I have an application that will have 100 thread blocks, and 12 threads in each thread block.
The main computation in each thread block is reduction, and there will be a final reduction over the single result of each thread block.
So, in the first level there will be a reduction over an array of size 12 (per thread block), and at the second level there will be reduction over an array of size 100.
I doubt this application would be a good match for GPU. Any comments or suggestions is very much appreciated.
Not enough threads in a block.
12 threads in a block will still use the same amount as 32 threads (or even more as you can have maximum of 8 blocks per multiprocessor).
If I was you I would try reorganising your work to have blocks of 64 or even 128 threads inside.

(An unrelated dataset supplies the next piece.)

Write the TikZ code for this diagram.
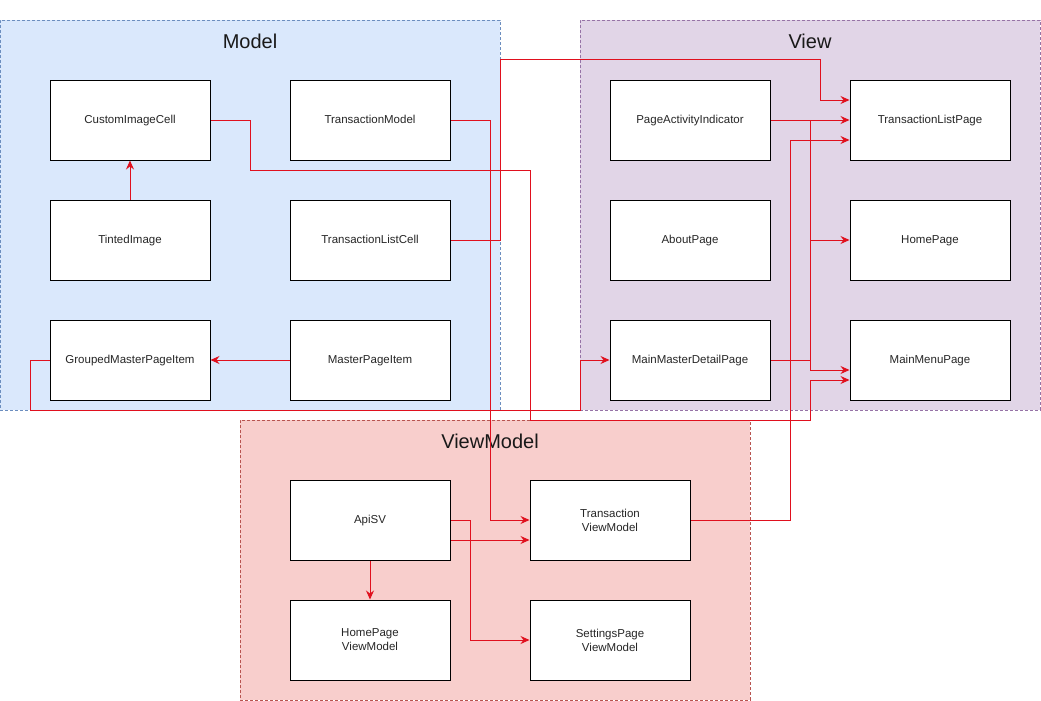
\documentclass[tikz,border=0pt]{standalone}
\usepackage{fontspec}
\setmainfont{Liberation Sans}
\usetikzlibrary{arrows.meta,calc}
\definecolor{mfill}{HTML}{DAE8FC}
\definecolor{mstroke}{HTML}{6C8EBF}
\definecolor{vfill}{HTML}{E1D5E7}
\definecolor{vstroke}{HTML}{9673A6}
\definecolor{vmfill}{HTML}{F8CECC}
\definecolor{vmstroke}{HTML}{B85450}
\definecolor{edgered}{HTML}{E0101E}
\begin{document}
\begin{tikzpicture}[x=1pt,y=-1pt,
  grp/.style={draw, dashed, dash pattern=on 3pt off 2pt, line width=0.6pt, minimum width=#1, inner sep=0pt},
  title/.style={font=\fontsize{20}{24}\selectfont, text=black!90},
  box/.style={draw=black, line width=1pt, fill=white, minimum width=160pt, minimum height=80pt, inner sep=0pt, align=center, font=\fontsize{11.5}{14}\selectfont, text=black!85},
  box1/.style={box, text height=8.5pt, text depth=2.5pt},
  edge/.style={draw=edgered, line width=1pt, -{Stealth[length=9pt,width=8pt,inset=3pt]}},
  redline/.style={draw=edgered, line width=1pt}
]
\useasboundingbox (0,0) rectangle (1041,701);
% groups
\node[grp=500pt, fill=mfill, draw=mstroke, minimum height=390pt] (gm) at (250,215) {};
\node[grp=460pt, fill=vfill, draw=vstroke, minimum height=390pt] (gv) at (810,215) {};
\node[grp=510pt, fill=vmfill, draw=vmstroke, minimum height=280pt] (gvm) at (495,560) {};
\node[title] (tm) at (250,41) {Model};
\node[title] (tv) at (810,41) {View};
\node[title] (tvmt) at (490,441) {ViewModel};
% boxes
\node[box1] (cic) at (130,120) {CustomImageCell};
\node[box1] (tmod) at (370,120) {TransactionModel};
\node[box1] (ti) at (130,240) {TintedImage};
\node[box1] (tlc) at (370,240) {TransactionListCell};
\node[box1] (gmpi) at (130,360) {GroupedMasterPageItem};
\node[box1] (mpi) at (370,360) {MasterPageItem};
\node[box1] (pai) at (690,120) {PageActivityIndicator};
\node[box1] (ap) at (690,240) {AboutPage};
\node[box1] (mmdp) at (690,360) {MainMasterDetailPage};
\node[box1] (tlp) at (930,120) {TransactionListPage};
\node[box1] (hp) at (930,240) {HomePage};
\node[box1] (mmp) at (930,360) {MainMenuPage};
\node[box1] (api) at (370,520) {ApiSV};
\node[box] (tvm) at (610,520) {Transaction\\ViewModel};
\node[box] (hpvm) at (370,640) {HomePage\\ViewModel};
\node[box] (spvm) at (610,640) {SettingsPage\\ViewModel};
% edges
\draw[edge] (ti.north) -- (cic.south);
\draw[edge] (mpi.west) -- (gmpi.east);
\draw[edge] (gmpi.west) -- (30,360) -- (30,410) -- (580,410) -- (580,360) -- (mmdp.west);
\draw[edge] (cic.east) -- (250,120) -- (250,170) -- (530,170) -- (530,420) -- (810,420) -- (810,380) -- ($(mmp.west)+(0,20)$);
\draw[edge] (tmod.east) -- (490,120) -- (490,520) -- (tvm.west);
\draw[edge] (tlc.east) -- (500,240) -- (500,60) -- (820,60) -- (820,100) -- ($(tlp.west)+(0,-20)$);
\draw[edge] (pai.east) -- (tlp.west);
\draw[edge] (pai.east) -- (810,120) -- (810,240) -- (hp.west);
\draw[edge] (pai.east) -- (810,120) -- (810,370) -- ($(mmp.west)+(0,10)$);
\draw[redline] (mmdp.east) -- (810,360);
\draw[edge] (tvm.east) -- (790,520) -- (790,140) -- ($(tlp.west)+(0,20)$);
\draw[edge] (api.east) -- (470,520) -- (470,640) -- (spvm.west);
\draw[edge] ($(api.east)+(0,20)$) -- ($(tvm.west)+(0,20)$);
\draw[edge] (api.south) -- (hpvm.north);
\end{tikzpicture}
\end{document}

Since I have 100 blocks, then maximum of 8 blocks will be assigned to each SM at each time. So, there will be enough warps to hide memory latency.
The point is, we don’t have the best utilization of the hardware. But, does this mean GPU will fail for this application compared to CPU?
Not necessarily. It does, however, mean that you will be sacrificing an awful lot of potential performance from the GPU by doing so.
The current CUDA capable GPUs schedule threads in groups (“warps” in CUDA speak) of 32 threads. Ideally you want the threads per block to be a multiple of 32 for scheduling efficiency reasons. Otherwise, many processor cores are likely to sit idle and the ability to hide global memory latency during kernel execution will be greatly reduced.
How much computation is needed to reduce the arrays? If it’s just some multiplication/addition and removing empty entries, then the CPU could probably do it in the time it takes to send the data over the PCIe bus in the first place!